_GIVEN INSTRUCTION_
Print the listing below from its opening line through the line holding "195.0, 200.1, 200.5];", both ends included.

>> start DATA LINES

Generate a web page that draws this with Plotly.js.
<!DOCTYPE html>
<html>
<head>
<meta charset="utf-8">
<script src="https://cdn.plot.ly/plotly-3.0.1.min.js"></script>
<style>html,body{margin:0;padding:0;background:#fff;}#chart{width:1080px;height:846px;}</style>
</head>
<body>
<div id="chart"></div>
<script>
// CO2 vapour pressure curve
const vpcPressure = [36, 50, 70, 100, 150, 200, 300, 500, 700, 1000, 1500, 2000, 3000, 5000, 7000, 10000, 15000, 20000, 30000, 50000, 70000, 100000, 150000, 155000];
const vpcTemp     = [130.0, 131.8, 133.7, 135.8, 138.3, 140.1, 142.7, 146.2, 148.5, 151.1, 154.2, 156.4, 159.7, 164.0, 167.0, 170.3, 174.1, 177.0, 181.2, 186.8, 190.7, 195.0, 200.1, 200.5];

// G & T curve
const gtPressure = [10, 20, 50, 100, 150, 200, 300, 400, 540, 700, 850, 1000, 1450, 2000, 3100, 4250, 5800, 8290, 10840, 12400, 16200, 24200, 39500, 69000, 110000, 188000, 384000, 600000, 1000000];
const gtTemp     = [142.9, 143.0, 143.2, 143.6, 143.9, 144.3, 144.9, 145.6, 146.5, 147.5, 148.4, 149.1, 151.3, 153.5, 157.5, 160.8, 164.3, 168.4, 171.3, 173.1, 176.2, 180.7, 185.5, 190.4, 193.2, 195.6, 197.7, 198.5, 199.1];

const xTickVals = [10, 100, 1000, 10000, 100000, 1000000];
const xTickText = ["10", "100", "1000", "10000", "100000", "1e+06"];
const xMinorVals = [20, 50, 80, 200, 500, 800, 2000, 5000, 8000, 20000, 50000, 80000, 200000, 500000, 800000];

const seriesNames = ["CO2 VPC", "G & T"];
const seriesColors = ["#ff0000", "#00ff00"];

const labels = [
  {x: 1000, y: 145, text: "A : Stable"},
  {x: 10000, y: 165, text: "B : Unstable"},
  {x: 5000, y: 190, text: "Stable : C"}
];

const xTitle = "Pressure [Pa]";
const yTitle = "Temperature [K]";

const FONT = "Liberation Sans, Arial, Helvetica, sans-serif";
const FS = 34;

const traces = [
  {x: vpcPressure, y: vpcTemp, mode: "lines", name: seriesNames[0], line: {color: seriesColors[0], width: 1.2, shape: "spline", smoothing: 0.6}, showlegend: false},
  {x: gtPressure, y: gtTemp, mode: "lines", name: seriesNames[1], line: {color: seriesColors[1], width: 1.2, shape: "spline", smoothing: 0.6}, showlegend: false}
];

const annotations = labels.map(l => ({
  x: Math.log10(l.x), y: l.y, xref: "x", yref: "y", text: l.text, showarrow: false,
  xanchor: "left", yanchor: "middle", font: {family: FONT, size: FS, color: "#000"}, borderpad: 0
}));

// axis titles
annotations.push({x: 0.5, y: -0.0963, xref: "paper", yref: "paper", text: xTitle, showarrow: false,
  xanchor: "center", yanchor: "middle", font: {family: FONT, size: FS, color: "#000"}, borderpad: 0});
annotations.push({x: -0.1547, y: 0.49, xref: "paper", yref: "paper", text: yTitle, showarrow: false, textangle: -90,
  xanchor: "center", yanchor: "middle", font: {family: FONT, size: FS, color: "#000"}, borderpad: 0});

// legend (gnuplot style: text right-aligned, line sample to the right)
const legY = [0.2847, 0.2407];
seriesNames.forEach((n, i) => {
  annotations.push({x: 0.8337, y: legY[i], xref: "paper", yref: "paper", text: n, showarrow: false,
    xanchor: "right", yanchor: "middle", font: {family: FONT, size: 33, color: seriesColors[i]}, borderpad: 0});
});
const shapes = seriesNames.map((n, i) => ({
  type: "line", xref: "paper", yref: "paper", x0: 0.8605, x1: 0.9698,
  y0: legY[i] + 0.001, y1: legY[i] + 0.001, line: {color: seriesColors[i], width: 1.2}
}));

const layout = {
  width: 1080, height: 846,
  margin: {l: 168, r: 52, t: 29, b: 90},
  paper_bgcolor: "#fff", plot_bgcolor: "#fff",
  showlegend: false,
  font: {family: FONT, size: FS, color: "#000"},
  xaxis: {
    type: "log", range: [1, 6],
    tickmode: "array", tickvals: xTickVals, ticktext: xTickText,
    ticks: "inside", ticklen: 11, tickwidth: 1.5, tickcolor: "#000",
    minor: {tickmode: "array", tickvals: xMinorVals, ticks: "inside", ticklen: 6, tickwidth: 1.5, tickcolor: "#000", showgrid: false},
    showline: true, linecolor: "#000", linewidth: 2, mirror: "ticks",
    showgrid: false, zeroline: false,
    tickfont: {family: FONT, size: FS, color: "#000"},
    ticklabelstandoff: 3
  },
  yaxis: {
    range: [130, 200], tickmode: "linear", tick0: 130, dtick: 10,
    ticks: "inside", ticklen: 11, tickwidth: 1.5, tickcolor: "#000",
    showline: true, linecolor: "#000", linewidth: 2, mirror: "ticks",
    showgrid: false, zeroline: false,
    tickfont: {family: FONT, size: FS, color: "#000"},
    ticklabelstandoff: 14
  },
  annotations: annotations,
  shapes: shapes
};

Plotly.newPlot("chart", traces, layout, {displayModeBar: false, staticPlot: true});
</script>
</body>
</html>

>> end DATA LINES

_REPLY TO THE EXERCISE_
Generate a web page that draws this with Plotly.js.
<!DOCTYPE html>
<html>
<head>
<meta charset="utf-8">
<script src="https://cdn.plot.ly/plotly-3.0.1.min.js"></script>
<style>html,body{margin:0;padding:0;background:#fff;}#chart{width:1080px;height:846px;}</style>
</head>
<body>
<div id="chart"></div>
<script>
// CO2 vapour pressure curve
const vpcPressure = [36, 50, 70, 100, 150, 200, 300, 500, 700, 1000, 1500, 2000, 3000, 5000, 7000, 10000, 15000, 20000, 30000, 50000, 70000, 100000, 150000, 155000];
const vpcTemp     = [130.0, 131.8, 133.7, 135.8, 138.3, 140.1, 142.7, 146.2, 148.5, 151.1, 154.2, 156.4, 159.7, 164.0, 167.0, 170.3, 174.1, 177.0, 181.2, 186.8, 190.7, 195.0, 200.1, 200.5];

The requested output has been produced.